Ancient Greek birthday cakes were moon-shaped, to be offered as a tribute to Artemis, the goddess of the moon. To make the cakes shine like the moon, they were decorated with lit candles. If you wonder about blowing the candles in making a wish, that bit was added much later, in 18th century Germany.
The first records of trial by jury come from Ancient Greece. During the 5th century BC a jury was established in Athens. It was massive by today’s standards; a typical jury consisted of 501 Athenian men, but for major or controversial cases, it could be expanded to over a thousand members always in an odd number. The jurors were so many in number to prevent any bribery from taking place.

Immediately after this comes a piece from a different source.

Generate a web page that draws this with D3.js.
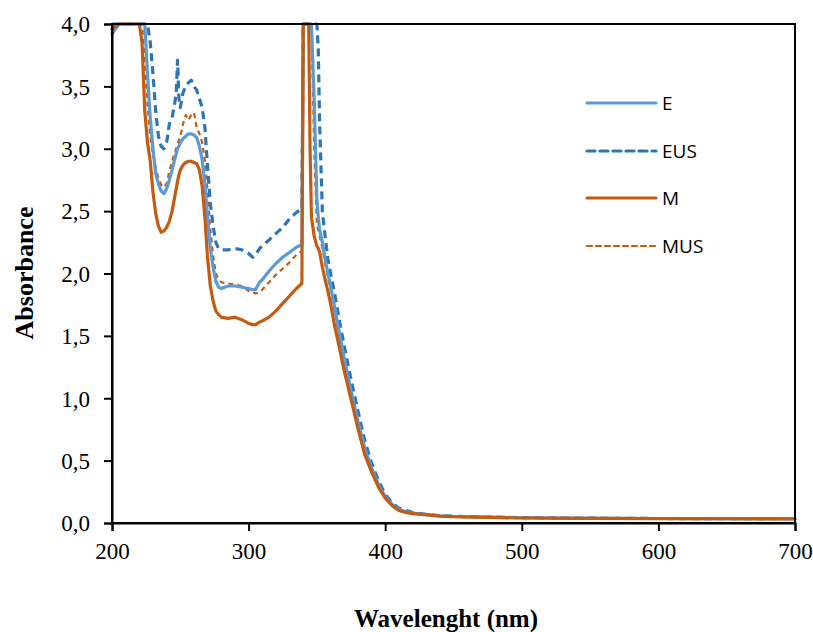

Cases were decided by simple majority rule. After both the defendant and accuser had presented their arguments, the jury voted by placing a specific disk in a marked urn.
Among their many great contributions to the world, the Ancient Greeks also left us the vending machine. However, the Greeks’ vending machines didn’t dispense candy and snacks but rather holy water. They were invented by scientist and mathematician Hero of Alexandria c. 10-70 AD, and described in detail in his book 'Pneumatics'.
Hero’s vending machine operated much like the modern version does - you inserted a coin into a slot, then the coin hits a pan, which was attached to a lever. When the coin hit, the lever would move, opening a valve, through which the holy water came out. These vending machines were a way for temples to earn some money while also helping the people worship.